From EarthSky: The winter solstice always brings the shortest day to the Northern Hemisphere and the longest day to the Southern Hemisphere. But, the tardiest sunrise doesn’t coincide with the day on which the sun is above the horizon for the shortest time, least daylight hours; similarly, the latest sunsets don’t happen on the day of greatest daylight.
Why is this? The main reason is that the Earth’s rotational axis is tilted to the plane of our orbit around the sun. If it were perpendicular to the orbital plane we wouldn’t perceive this discrepancy.
A secondary reason is that the Earth’s orbit is eccentric (an ellipse, like a squashed circle, with the centre of the sun slightly off its centre), Earth travels fastest in January and slowest in July. Clock time gets a bit out of sync with sun time – by about 30 seconds each day for several weeks around the winter solstice. Adapted from Latest sunrises for mid-northern latitudes in early January.
Additionally, says Royal Museums Greenwich, the longest natural day is about 51 seconds longer than the shortest. But, for clocks to be useful, days need to be fixed in length.
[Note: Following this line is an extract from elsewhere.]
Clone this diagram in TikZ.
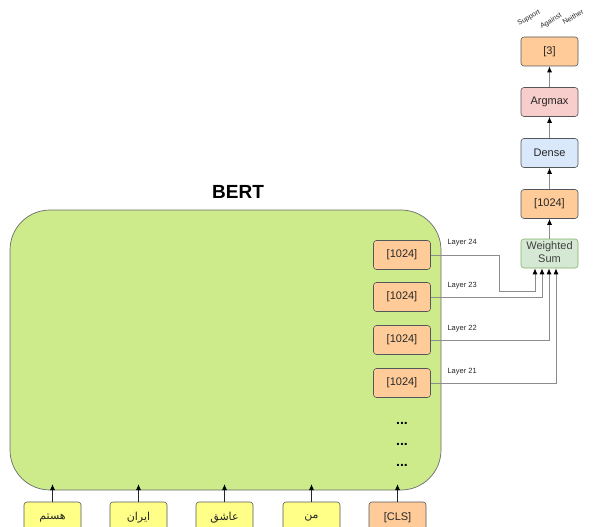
\documentclass[tikz,border=0pt]{standalone}
\usepackage{fontspec}
\setmainfont{Liberation Sans}
\newfontfamily\arabicfont[Script=Arabic]{DejaVu Sans}
\TeXXeTstate=1
\usetikzlibrary{arrows.meta,calc}
\definecolor{orangef}{HTML}{FFCC99}
\definecolor{yellowf}{HTML}{FFFF88}
\definecolor{greenf}{HTML}{CDEB8B}
\definecolor{wsf}{HTML}{D5E8D4}
\definecolor{wsd}{HTML}{82B366}
\definecolor{bluef}{HTML}{DAE8FC}
\definecolor{redf}{HTML}{F8CECC}
\definecolor{edge}{HTML}{36393D}
\tikzset{
  box/.style={draw=edge!85, rounded corners=3pt, minimum width=57pt, minimum height=29pt, inner sep=0pt, font=\fontsize{11}{13}\selectfont, text=black!85, line width=0.6pt},
  obox/.style={box, fill=orangef},
  ybox/.style={box, fill=yellowf, minimum height=32pt},
  conn/.style={draw=gray!90, line width=0.9pt, -{Latex[length=6pt,width=5pt,color=black]}},
  lbl/.style={font=\fontsize{7.5}{8}\selectfont, text=black!85},
  dots/.style={font=\bfseries\fontsize{14}{14}\selectfont, inner sep=0pt},
}
\begin{document}
\begin{tikzpicture}[x=1pt,y=-1pt]
\useasboundingbox (0,0) rectangle (594,527);
\clip (0,0) rectangle (594,527);
% BERT
\node[font=\bfseries\fontsize{19}{22}\selectfont] (title) at (238,192) {BERT};
\node[draw=edge!75, fill=greenf, rounded corners=40pt, minimum width=431pt, minimum height=280pt, line width=0.7pt] (bert) at (225.5,350) {};
% inner layers
\node[obox] (l24) at (402,255) {[1024]};
\node[obox] (l23) at (402,297) {[1024]};
\node[obox] (l22) at (402,340) {[1024]};
\node[obox] (l21) at (402,383) {[1024]};
\node[dots] (d1) at (402,423) {...};
\node[dots] (d2) at (402,444) {...};
\node[dots] (d3) at (402,465) {...};
% head
\node[box, fill=wsf, draw=wsd, text=black!75] (ws) at (549.5,253.5) {\begin{tabular}{@{}c@{}}Weighted\\[0pt]Sum\end{tabular}};
\node[obox] (h1024) at (549.5,204) {[1024]};
\node[box, fill=bluef] (dense) at (549.5,153) {Dense};
\node[box, fill=redf] (argmax) at (549.5,102) {Argmax};
\node[obox] (out) at (549.5,51.5) {[3]};
\node[lbl, rotate=30, font=\fontsize{7}{8}\selectfont] (sup) at (529,18) {Support};
\node[lbl, rotate=30, font=\fontsize{7}{8}\selectfont] (aga) at (551,21) {Against};
\node[lbl, rotate=30, font=\fontsize{7}{8}\selectfont] (nei) at (573,17) {Neither};
\draw[conn] (ws) -- (h1024);
\draw[conn] (h1024) -- (dense);
\draw[conn] (dense) -- (argmax);
\draw[conn] (argmax) -- (out);
% layer connectors
\draw[conn] (l24.east) -- (499,255) -- (499,291) -- (535,291) -- ($(ws.south)+(-14.5,0)$);
\draw[conn] (l23.east) -- (542,297) -- ($(ws.south)+(-7.5,0)$);
\draw[conn] (l22.east) -- (549,340) -- ($(ws.south)+(-0.5,0)$);
\draw[conn] (l21.east) -- (556,383) -- ($(ws.south)+(6.5,0)$);
\node[lbl, anchor=west] (t24) at (444,243) {Layer 24};
\node[lbl, anchor=west] (t23) at (444,286) {Layer 23};
\node[lbl, anchor=west] (t22) at (444,329) {Layer 22};
\node[lbl, anchor=west] (t21) at (444,372) {Layer 21};
% inputs
\node[ybox] (i1) at (52.5,518) {\arabicfont\beginR هستم\endR};
\node[ybox] (i2) at (138.5,518) {\arabicfont\beginR ایران\endR};
\node[ybox] (i3) at (224.5,518) {\arabicfont\beginR عاشق\endR};
\node[ybox] (i4) at (311.5,518) {\arabicfont\beginR من\endR};
\node[ybox, fill=orangef] (cls) at (397.5,518) {[CLS]};
\foreach \n/\x in {i1/52.5,i2/138.5,i3/224.5,i4/311.5,cls/397.5}{
  \draw[conn, draw=black!85] (\n.north) -- (\x,484);
}
\end{tikzpicture}
\end{document}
We fix them on the average, or mean, length of a natural day (hence Greenwich Mean Time). By averaging out the length of each day like this, the clock time at which the sun reaches its highest point slowly drifts back and forth as the months progress. There is a knock-on effect on the times of sunrise and sunset. The earliest sunrise occurs a number of days before the longest day and the latest a number of days after the shortest.